To do
The data below should be restated word for word, with every picture omitted.
--- start of Data provided ---
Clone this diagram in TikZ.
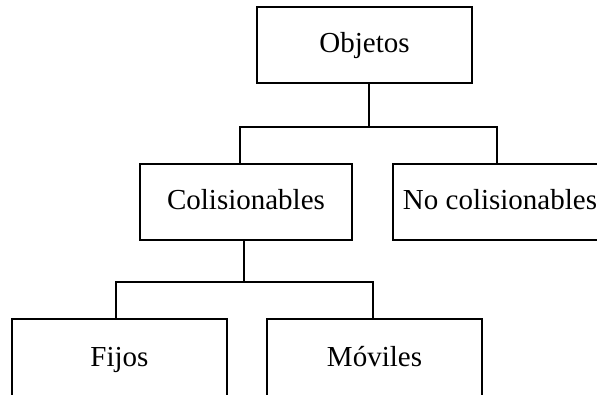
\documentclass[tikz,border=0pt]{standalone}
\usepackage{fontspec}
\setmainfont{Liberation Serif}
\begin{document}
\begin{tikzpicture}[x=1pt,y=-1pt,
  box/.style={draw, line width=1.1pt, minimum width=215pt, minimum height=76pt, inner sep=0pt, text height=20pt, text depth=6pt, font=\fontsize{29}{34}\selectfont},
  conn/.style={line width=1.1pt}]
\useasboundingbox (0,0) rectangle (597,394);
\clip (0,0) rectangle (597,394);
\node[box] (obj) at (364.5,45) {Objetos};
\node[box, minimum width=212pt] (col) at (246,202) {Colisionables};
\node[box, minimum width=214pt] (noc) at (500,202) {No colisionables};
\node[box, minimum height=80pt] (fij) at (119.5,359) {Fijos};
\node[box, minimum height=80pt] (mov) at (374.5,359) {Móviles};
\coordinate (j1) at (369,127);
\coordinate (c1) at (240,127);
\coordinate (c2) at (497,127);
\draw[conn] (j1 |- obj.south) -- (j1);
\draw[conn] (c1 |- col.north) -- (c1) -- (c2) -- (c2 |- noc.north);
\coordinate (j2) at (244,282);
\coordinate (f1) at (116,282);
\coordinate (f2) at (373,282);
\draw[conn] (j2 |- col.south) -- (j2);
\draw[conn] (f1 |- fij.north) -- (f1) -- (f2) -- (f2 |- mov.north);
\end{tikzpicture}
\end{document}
--- end of Data provided ---
Complete answer
Clone this diagram in TikZ.
\documentclass[tikz,border=0pt]{standalone}
\usepackage{fontspec}
\setmainfont{Liberation Serif}
\begin{document}
\begin{tikzpicture}[x=1pt,y=-1pt,
  box/.style={draw, line width=1.1pt, minimum width=215pt, minimum height=76pt, inner sep=0pt, text height=20pt, text depth=6pt, font=\fontsize{29}{34}\selectfont},
  conn/.style={line width=1.1pt}]
\useasboundingbox (0,0) rectangle (597,394);
\clip (0,0) rectangle (597,394);
\node[box] (obj) at (364.5,45) {Objetos};
\node[box, minimum width=212pt] (col) at (246,202) {Colisionables};
\node[box, minimum width=214pt] (noc) at (500,202) {No colisionables};
\node[box, minimum height=80pt] (fij) at (119.5,359) {Fijos};
\node[box, minimum height=80pt] (mov) at (374.5,359) {Móviles};
\coordinate (j1) at (369,127);
\coordinate (c1) at (240,127);
\coordinate (c2) at (497,127);
\draw[conn] (j1 |- obj.south) -- (j1);
\draw[conn] (c1 |- col.north) -- (c1) -- (c2) -- (c2 |- noc.north);
\coordinate (j2) at (244,282);
\coordinate (f1) at (116,282);
\coordinate (f2) at (373,282);
\draw[conn] (j2 |- col.south) -- (j2);
\draw[conn] (f1 |- fij.north) -- (f1) -- (f2) -- (f2 |- mov.north);
\end{tikzpicture}
\end{document}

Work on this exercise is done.